ポールは、この曲は少年時代の体験からインスピレーションを得たと語っています。「まだ小さい頃、僕はおばあさんたちが大勢住んでいる団地に住んでいたんだ。おばあさんたちは第二次世界大戦について興味深い話をしてくれるから、一緒にいるのが楽しかった。よく、あるおばあさんの所に行って、買い物をしてあげた。外に出られなかったからね。だから、僕の頭の中には、孤独な老婦人の姿があったんだ。何年か経って、他にも何人か会ったけれど、その人たちの寂しさに共感したのかもしれない。それで、教会でお米をもらっている、人生に夢を持てない孤独なおばあさんの歌を作ったんだ。」[4]

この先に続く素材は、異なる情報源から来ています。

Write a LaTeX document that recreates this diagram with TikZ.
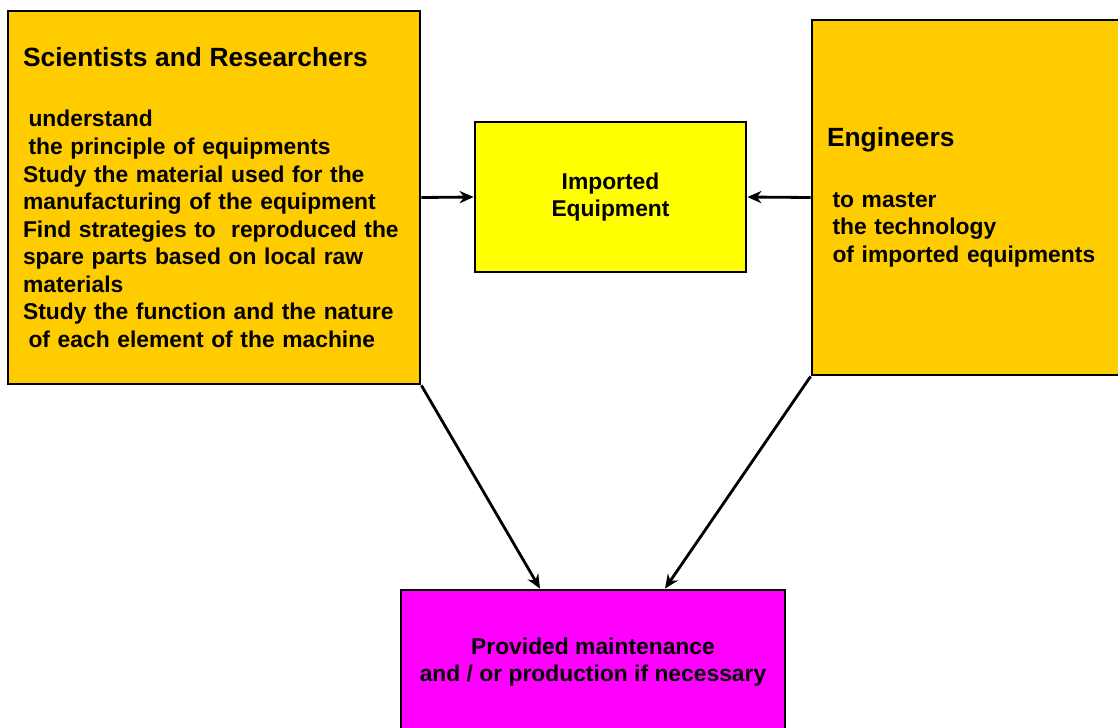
\documentclass[tikz,border=0pt]{standalone}
\usepackage{fontspec}
\setmainfont{Liberation Sans}
\usetikzlibrary{arrows.meta, positioning, calc}
\definecolor{goldBox}{HTML}{FFCC00}
\definecolor{brightYellow}{HTML}{FFFF00}
\definecolor{hotPink}{HTML}{FF00FF}
\newcommand{\BoxHead}[1]{{\fontsize{15}{18}\selectfont #1}\\[0.66cm]}
\newcommand{\Indent}{\hspace*{0.11cm}}

\begin{document}
\begin{tikzpicture}[x=0.02cm, y=-0.02cm,
        box/.style={draw=black, line width=1.6pt, inner sep=0pt, font=\bfseries\fontsize{13}{15.7}\selectfont},
        link/.style={-{Stealth[length=8pt, width=7pt]}, line width=1.6pt}]
        \useasboundingbox (0,0) rectangle (1118,727);
        \clip (0,0) rectangle (1118,727);

        % Scientists box
        \node[box, fill=goldBox, minimum width=8.24cm, minimum height=7.46cm, text width=7.64cm, align=left] (sci) at (214,197.5) {%
            \BoxHead{Scientists and Researchers}
            \Indent understand\\
            \Indent the principle of equipments\\
            Study the material used for the\\
            manufacturing of the equipment\\
            Find strategies to\ \ reproduced the\\
            spare parts based on local raw\\
            materials\\
            Study the function and the nature\\
            \Indent of each element of the machine};

        % Engineers box
        \node[box, fill=goldBox, minimum width=6.36cm, minimum height=7.1cm, text width=5.76cm, align=left] (eng) at (971,197.5) {%
            \BoxHead{Engineers}
            \Indent to master\\
            \Indent the technology\\
            \Indent of imported equipments};

        % Middle box
        \node[box, fill=brightYellow, minimum width=5.42cm, minimum height=3cm, align=center] (equip) at (610.5,197) {Imported\\Equipment};

        % Result box
        \node[box, fill=hotPink, minimum width=7.68cm, minimum height=2.88cm, align=center] (prod) at (593,662) {Provided maintenance\\and / or production if necessary};

        % Arrows
        \draw[link] (sci.east) -- (equip.west);
        \draw[link] (eng.west) -- (equip.east);
        \draw[link] (sci.south east) -- ([xshift=-1.06cm]prod.north);
        \draw[link] (eng.south west) -- ([xshift=1.44cm]prod.north);
\end{tikzpicture}
\end{document}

マッカートニーの経験談から分かるのは、お年寄りがいかに若い人たちと一緒に過ごして自分の体験を語ることを楽しむかということです。年長の世代には、次の世代に伝えられることがたくさんあります。また、若い世代は、年長者の知恵や経験から恩恵を受けることができます。ある年配のアーティストを訪ねたときに、私が受けた影響が思い出されます。友人や親には言えないようなことも、彼女には言えるような気がしました。若い世代は、すでに人生の長い道のりを歩んできた人たちから、多くの恩恵を受けることができるのです。

私たち家族が日本に住んでいた時、子どもたちとその友人で歌のグループを作り、クリスマスの季節に老人ホームを訪問していました。そのプログラムのハイライトは、演奏の後に子どもたちがお年寄りに混じって話をし、ハグや小さなプレゼントをすることでした。お年寄りの中には、「毎年来てもらっているので、一年中あなたたちが来るのを心待ちにしている」と言う人もいました。私たち以外にそこを訪れる人たちはあまりいなかったようです。

このクリスマスに、他の人の孤独を、あるいは自分自身の孤独を和らげるために、私たちにできることは何でしょうか。ある記事で見つけた、あなたにも役に立つかもしれないヒントをご紹介しましょう。

1. 周りの人に手を差し伸べましょう。もしかしたら、家族のいない人が近所にいるかもしれません。あるいは、あなたが孤独だと知ったら、ぜひ家に招待したいと思ってくれる友人がいるかもしれません。手を差し伸べることによって、他の人と一緒に過ごすという一歩を踏み出しましょう。この時期にあって、あなた自身がその人への贈り物となり、誰かと一緒に過ごす機会を作ってください。

2. 困っている人を助けましょう。この時期には、地域社会の人々を助ける方法がたくさんあります。地域の食料配給所でボランティア活動をしたり、クリスマスカードを送ったり、あなたが情熱を傾けられる活動を積極的に見つけて、参加してください。神から与えられた賜物の良き管理者として、他の人々のために尽力しましょう。そうすれば、人助けをすることでどんなコミュニティーが生まれるかに、あなたは驚くかもしれません。

3. イエスの臨在で心を満たしましょう。社会の営みにあまり邪魔されないこの時期に、救い主をより深く知るようにしましょう。主の御言葉を読み、この時期に主が何を教えたいと願っておられるのか、主に尋ね求めてください。

4. 他の人のために祈りましょう。もし、誰かが辛い思いをしていると聞いたら、立ち止まってその人のために祈りましょう。また、あなた自身のために祈りを求めることも恐れないでください。

5. 外出できる時には外に出ましょう。この時期には、キャロリングやコンサート、キャンドルサービス、クリスマスライトショーなど、さまざまなクリスマスイベントを楽しむことができます。お祝いの行事に参加して私たちの救い主を礼拝しましょう。[5]

ビリー・グラハムは言いました。「私に言える最も重要なこととは、キリストを知っているなら、私たちは決して一人きりではないということです。」


1 エルビスの曲でアニメ版の「ブルークリスマス」。マルティナ・マクブライドとの共演でエルビス自身が演奏しながら歌っている動画もあります。

2 Age UKは、今年のクリスマスには45万人の高齢者が一人で過ごすことになると推定しています。また、Campaign to End Lonelinessによると、イングランドでは80万人の高齢者が「慢性的な孤独」を感じ、ほぼ300万人が孤独で、500万人が主にテレビと一緒に毎日を過ごしているとのことです。

3 ポールが歌う「エリナー・リグビー」。レイ・チャールズによる別のバージョン

4 ポール・マッカートニー。2018年、GQとのインタビューにて。